Begin LISTED ENTRIES

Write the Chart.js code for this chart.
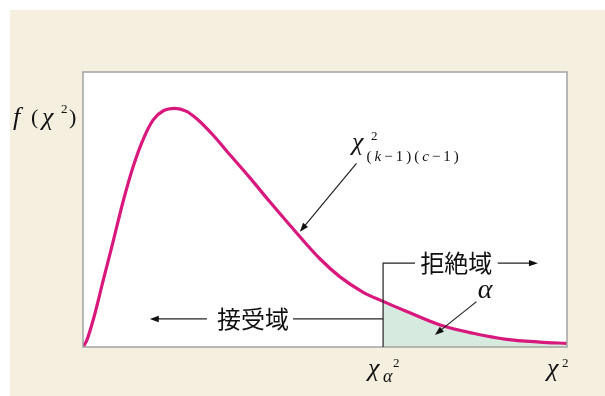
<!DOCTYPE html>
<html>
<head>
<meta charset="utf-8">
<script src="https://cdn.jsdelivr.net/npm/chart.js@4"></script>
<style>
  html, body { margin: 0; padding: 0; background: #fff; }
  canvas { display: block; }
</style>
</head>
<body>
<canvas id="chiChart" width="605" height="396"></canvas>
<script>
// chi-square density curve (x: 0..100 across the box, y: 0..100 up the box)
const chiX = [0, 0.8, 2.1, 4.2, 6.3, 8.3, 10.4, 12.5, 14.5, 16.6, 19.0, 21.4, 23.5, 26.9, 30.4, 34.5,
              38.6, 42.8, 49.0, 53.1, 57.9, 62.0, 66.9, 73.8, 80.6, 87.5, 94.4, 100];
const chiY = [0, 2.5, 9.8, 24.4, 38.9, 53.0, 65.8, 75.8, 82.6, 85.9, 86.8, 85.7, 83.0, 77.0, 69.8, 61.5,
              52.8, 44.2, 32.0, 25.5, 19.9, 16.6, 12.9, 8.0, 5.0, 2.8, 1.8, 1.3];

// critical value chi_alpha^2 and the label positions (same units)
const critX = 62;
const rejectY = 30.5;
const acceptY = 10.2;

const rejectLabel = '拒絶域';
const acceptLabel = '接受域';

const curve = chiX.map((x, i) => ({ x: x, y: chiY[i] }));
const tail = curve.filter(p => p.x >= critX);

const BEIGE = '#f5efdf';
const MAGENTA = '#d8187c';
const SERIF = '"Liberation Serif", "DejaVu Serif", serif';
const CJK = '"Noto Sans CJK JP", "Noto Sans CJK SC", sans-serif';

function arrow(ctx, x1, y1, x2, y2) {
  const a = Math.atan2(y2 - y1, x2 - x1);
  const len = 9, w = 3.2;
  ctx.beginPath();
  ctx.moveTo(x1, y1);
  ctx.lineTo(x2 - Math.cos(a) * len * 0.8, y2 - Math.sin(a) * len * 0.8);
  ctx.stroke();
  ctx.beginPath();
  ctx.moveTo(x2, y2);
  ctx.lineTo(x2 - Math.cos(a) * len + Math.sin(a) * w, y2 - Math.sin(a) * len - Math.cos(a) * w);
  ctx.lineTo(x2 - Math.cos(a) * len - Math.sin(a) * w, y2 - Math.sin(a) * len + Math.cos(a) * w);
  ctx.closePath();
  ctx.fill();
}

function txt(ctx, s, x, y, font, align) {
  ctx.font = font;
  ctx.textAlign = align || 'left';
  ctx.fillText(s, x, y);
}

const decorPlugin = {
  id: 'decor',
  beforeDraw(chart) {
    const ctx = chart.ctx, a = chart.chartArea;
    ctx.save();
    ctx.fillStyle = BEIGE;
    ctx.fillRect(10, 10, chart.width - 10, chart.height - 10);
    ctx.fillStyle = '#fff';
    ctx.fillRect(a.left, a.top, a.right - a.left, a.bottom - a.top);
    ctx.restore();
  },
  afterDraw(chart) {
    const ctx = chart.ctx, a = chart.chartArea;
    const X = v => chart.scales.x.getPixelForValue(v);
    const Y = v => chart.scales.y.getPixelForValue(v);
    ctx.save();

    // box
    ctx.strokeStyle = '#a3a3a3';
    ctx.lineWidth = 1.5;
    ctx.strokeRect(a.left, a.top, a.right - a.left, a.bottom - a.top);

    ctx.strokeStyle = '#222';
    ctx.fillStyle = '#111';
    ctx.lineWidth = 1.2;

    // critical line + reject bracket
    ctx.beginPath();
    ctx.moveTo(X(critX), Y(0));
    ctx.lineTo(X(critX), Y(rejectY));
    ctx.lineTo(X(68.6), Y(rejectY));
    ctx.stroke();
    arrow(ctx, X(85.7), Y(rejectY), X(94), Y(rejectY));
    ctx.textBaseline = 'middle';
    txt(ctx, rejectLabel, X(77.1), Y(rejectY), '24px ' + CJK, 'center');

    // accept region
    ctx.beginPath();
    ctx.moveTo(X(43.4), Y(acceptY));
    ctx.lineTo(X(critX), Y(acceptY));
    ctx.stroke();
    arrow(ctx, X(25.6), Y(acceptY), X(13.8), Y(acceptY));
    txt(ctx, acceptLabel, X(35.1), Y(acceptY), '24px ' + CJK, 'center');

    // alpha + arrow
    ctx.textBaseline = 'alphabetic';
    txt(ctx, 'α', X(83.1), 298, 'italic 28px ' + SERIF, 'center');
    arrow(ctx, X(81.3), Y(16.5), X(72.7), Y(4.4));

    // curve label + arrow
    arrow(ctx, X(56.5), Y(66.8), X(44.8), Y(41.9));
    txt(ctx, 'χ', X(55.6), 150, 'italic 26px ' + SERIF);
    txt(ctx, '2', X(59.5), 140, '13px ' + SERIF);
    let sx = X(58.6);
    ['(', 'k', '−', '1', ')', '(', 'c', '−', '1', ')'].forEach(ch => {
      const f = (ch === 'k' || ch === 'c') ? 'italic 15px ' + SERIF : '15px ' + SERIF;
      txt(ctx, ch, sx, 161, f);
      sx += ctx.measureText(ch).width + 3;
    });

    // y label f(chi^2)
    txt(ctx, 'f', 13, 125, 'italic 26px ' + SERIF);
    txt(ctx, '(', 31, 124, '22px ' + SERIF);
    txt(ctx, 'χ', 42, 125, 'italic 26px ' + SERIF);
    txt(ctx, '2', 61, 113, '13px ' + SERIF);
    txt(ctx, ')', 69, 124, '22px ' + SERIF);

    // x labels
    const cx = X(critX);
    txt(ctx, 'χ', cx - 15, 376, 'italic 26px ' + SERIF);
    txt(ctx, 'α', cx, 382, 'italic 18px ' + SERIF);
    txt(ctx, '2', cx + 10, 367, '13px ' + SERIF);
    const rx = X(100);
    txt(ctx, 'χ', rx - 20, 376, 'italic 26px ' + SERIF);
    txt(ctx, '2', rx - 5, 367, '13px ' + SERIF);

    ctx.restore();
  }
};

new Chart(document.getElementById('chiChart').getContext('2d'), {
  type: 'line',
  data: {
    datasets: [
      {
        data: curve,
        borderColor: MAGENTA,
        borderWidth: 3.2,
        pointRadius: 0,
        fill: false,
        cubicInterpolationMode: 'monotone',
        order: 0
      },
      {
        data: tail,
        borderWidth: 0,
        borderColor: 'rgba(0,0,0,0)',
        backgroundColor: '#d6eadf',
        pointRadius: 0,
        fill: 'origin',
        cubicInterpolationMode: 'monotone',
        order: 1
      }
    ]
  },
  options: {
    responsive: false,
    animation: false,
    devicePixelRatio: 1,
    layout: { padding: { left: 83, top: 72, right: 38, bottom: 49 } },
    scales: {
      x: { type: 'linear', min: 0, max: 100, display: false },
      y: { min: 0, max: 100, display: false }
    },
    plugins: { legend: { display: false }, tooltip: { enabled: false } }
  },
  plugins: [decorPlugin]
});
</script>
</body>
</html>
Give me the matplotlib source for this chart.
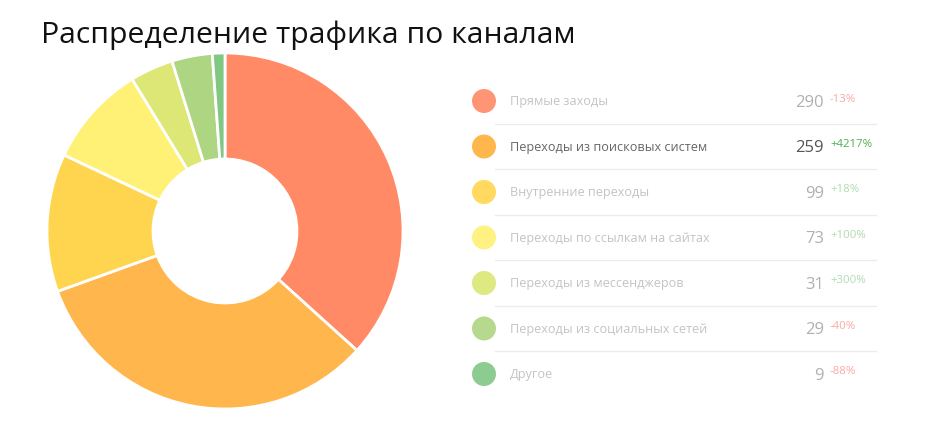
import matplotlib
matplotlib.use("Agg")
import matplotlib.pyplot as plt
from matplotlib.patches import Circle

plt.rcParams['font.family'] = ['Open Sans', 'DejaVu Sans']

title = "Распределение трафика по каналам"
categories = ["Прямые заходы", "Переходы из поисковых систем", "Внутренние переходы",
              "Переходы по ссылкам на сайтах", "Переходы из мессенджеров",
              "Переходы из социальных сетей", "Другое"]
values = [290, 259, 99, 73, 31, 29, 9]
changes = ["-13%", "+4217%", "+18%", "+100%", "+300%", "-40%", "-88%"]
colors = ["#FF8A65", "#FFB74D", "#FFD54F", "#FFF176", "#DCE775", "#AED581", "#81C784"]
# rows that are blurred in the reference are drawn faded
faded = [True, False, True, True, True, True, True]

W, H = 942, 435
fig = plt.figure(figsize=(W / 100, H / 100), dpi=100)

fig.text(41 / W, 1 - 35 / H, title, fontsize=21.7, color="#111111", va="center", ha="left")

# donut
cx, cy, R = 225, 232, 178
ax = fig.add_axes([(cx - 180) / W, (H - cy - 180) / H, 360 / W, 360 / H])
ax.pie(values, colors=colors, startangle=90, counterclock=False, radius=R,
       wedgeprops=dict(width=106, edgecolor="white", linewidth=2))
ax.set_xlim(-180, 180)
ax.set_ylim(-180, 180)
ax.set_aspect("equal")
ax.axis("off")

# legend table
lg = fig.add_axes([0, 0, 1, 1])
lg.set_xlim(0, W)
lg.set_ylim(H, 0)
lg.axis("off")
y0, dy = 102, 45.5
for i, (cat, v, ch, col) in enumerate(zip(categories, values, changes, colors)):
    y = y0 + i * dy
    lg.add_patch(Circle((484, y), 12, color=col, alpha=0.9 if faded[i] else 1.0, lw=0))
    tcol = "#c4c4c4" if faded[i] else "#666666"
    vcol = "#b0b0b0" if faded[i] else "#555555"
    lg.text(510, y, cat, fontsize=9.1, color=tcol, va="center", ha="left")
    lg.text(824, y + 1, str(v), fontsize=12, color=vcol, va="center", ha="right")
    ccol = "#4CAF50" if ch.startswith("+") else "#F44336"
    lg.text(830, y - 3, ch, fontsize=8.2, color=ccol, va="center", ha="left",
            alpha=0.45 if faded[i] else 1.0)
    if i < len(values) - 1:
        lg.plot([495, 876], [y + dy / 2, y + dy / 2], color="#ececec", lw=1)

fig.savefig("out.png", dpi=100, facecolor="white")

End LISTED ENTRIES

### WHAT YOU ARE ASKED TO DO:
From the listing above, repeat only the lines between the line containing "Give me the matplotlib source for this chart." and the line containing "plt.rcParams['font.family'] = ['Open", those two included. Pictures are not part of the copy.

### EXERCISE OUTPUT:
Give me the matplotlib source for this chart.
import matplotlib
matplotlib.use("Agg")
import matplotlib.pyplot as plt
from matplotlib.patches import Circle

plt.rcParams['font.family'] = ['Open Sans', 'DejaVu Sans']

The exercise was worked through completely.